An inevitably motley crew gathers to confront the truth about themselves (and, of course, each other): feisty wheelchair-user Candy (Elaine Cassidy), bankrupt dotcom queen Martha, sensitive Spud, predatory lech Felix, nurse-turned-dominatrix Blossom, muso Scott, and Croatian Mia, whom Donna allows into therapy sessions in return for cooking and house-cleaning… Cue (just as inevitably given the way such movie gatherings go) an accelerating spiral of spiteful lies and recriminations, as the shared oath to tell the truth and nothing but takes its toll…
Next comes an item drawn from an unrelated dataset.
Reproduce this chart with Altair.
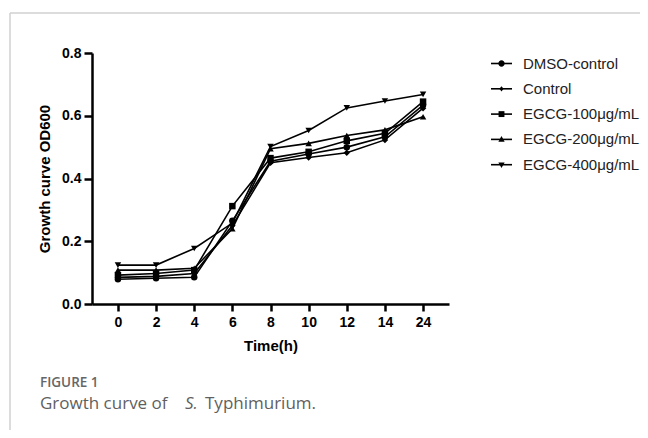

Nothing else is inevitable, however, in this engagingly fresh take on a subgenre of potentially slim pickings. With consistently interesting plot twists and shifts in power between the uncertainly allied characters, the film’s a real rollercoaster, alternating deliciously deadpan humour with serious insights, deft satire with dark suspense, and even managing to succeed, here and there, in several different tonal registers at once. Though it may seem clear where Milton’s sympathy lies, he keeps pulling the rug from under our feet, so we’re never quite sure whether we’re watching a mystery thriller, a sophisticated parody or a wry comment on our capacity to turn ethics into whatever’s expedient. Only at the end are we left with any certainty: the truth is dead. Long live the truth!